--- START OF Material shown ---

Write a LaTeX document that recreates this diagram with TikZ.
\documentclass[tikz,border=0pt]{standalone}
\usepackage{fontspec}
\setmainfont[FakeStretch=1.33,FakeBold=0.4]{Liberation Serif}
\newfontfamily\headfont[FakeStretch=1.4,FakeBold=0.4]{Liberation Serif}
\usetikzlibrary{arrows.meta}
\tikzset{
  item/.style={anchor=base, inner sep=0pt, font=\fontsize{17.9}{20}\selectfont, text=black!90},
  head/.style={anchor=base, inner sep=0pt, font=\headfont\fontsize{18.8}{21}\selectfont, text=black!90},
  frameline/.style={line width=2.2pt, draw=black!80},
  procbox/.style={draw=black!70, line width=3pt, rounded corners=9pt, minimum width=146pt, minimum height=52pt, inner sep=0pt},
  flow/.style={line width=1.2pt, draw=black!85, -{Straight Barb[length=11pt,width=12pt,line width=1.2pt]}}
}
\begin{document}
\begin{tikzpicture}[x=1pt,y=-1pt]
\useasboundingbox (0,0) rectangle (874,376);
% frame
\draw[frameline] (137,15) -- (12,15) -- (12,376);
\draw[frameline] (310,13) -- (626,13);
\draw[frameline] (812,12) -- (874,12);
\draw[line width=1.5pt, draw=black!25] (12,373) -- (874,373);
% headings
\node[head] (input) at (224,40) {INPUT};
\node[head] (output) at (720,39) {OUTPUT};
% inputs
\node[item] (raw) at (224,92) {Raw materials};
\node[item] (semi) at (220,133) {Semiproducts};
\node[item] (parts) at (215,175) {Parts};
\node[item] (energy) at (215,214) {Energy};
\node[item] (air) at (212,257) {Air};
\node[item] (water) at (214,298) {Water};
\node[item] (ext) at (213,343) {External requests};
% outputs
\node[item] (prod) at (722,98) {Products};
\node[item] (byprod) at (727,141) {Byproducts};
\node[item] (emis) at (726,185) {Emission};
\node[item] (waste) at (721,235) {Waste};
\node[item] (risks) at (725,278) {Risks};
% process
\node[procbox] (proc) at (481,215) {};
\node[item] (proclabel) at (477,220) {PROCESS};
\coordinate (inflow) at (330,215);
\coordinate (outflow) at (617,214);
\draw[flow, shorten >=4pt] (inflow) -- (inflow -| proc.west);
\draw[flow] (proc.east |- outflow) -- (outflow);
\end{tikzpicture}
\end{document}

--- END OF Material shown ---
--- START OF Material shown ---

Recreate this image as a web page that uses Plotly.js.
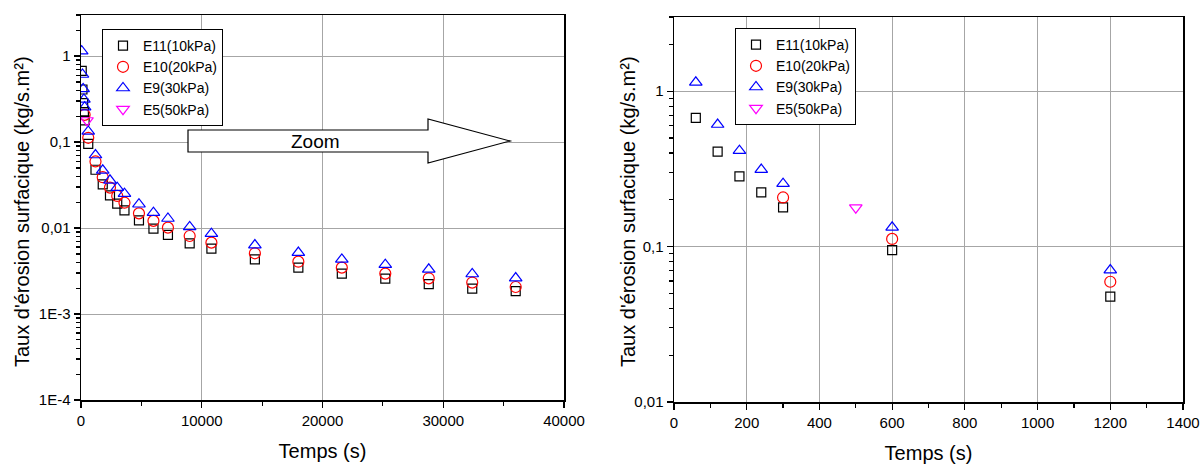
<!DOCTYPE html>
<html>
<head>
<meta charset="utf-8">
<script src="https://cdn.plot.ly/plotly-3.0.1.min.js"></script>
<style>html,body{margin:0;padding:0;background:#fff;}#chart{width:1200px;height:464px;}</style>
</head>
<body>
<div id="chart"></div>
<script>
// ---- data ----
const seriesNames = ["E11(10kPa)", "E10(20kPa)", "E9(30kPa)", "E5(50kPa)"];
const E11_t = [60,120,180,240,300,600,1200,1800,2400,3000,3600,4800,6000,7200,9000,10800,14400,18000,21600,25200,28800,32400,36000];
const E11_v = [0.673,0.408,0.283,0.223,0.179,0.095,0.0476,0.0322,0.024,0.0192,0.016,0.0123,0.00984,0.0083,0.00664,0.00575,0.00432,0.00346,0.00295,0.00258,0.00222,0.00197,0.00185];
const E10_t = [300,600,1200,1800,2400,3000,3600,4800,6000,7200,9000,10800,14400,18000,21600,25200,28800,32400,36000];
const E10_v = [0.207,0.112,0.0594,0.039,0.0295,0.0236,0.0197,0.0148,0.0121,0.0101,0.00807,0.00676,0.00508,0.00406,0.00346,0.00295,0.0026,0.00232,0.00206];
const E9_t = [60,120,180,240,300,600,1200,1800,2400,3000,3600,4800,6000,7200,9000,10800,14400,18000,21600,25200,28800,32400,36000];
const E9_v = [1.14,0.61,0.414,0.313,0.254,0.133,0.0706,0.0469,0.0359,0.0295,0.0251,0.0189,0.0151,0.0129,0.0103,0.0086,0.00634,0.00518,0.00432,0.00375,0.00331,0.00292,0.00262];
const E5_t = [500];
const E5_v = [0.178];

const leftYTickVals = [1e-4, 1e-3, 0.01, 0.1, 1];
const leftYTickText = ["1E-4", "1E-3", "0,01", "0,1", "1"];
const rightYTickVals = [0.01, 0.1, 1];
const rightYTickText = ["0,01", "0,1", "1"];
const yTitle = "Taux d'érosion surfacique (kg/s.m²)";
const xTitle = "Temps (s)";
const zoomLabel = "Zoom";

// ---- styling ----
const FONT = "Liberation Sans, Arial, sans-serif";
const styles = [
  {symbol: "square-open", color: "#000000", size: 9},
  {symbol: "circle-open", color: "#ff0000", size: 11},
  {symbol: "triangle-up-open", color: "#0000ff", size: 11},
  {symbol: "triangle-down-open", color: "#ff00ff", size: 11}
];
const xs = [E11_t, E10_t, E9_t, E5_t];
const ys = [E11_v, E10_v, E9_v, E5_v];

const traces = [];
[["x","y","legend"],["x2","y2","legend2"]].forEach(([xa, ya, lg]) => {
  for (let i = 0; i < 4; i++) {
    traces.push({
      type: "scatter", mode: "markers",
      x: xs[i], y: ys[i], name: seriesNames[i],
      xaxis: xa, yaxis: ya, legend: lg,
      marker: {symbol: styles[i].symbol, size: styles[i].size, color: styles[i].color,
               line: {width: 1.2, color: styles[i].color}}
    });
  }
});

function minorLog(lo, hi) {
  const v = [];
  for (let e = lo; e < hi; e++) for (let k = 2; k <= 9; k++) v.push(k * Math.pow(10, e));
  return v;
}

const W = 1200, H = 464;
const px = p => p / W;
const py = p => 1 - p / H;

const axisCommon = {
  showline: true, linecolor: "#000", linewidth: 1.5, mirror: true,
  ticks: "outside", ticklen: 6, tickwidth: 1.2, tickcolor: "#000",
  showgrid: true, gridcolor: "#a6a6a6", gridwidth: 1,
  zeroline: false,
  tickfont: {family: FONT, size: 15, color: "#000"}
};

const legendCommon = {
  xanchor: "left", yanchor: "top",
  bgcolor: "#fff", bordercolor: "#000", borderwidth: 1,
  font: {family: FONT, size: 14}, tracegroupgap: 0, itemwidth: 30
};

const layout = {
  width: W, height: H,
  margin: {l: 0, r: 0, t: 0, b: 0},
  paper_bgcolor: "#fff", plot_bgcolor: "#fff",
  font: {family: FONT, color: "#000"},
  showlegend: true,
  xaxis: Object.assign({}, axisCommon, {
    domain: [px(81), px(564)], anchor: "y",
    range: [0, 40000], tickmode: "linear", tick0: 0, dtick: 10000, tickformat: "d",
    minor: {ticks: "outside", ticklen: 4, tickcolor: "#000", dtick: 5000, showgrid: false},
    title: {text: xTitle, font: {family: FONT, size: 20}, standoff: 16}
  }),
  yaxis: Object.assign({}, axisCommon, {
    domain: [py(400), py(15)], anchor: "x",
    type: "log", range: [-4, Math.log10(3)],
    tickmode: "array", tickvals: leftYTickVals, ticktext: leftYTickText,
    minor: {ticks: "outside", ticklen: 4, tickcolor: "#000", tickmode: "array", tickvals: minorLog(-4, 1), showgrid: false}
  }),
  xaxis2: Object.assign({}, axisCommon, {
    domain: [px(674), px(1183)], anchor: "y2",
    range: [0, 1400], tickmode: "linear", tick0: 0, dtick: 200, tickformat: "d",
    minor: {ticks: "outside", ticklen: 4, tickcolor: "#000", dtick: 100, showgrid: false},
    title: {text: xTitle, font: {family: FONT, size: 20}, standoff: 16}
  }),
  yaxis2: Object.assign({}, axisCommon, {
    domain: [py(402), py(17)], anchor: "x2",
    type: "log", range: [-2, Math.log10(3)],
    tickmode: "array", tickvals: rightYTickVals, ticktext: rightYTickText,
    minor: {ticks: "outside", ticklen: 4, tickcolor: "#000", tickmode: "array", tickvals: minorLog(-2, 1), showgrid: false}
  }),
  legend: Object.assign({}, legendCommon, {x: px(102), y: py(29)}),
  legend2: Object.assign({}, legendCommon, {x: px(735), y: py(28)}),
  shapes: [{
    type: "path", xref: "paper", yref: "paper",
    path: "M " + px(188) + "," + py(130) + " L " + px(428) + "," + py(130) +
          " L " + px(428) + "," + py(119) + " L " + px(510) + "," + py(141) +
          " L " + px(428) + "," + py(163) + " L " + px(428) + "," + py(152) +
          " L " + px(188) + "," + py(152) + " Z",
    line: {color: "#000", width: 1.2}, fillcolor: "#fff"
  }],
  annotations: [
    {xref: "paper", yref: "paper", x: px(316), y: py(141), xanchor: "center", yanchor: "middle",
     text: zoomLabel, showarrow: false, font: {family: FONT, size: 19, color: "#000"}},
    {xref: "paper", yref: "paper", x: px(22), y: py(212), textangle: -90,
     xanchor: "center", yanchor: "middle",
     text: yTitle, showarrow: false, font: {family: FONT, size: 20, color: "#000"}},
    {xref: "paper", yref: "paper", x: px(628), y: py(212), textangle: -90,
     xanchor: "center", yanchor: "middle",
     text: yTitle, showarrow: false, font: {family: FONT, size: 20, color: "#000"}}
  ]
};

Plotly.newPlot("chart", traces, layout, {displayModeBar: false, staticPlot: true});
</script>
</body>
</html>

--- END OF Material shown ---

Instruction -
Of the lines above, how many hold the word "this"? Say the number alone.

Answer in full -
2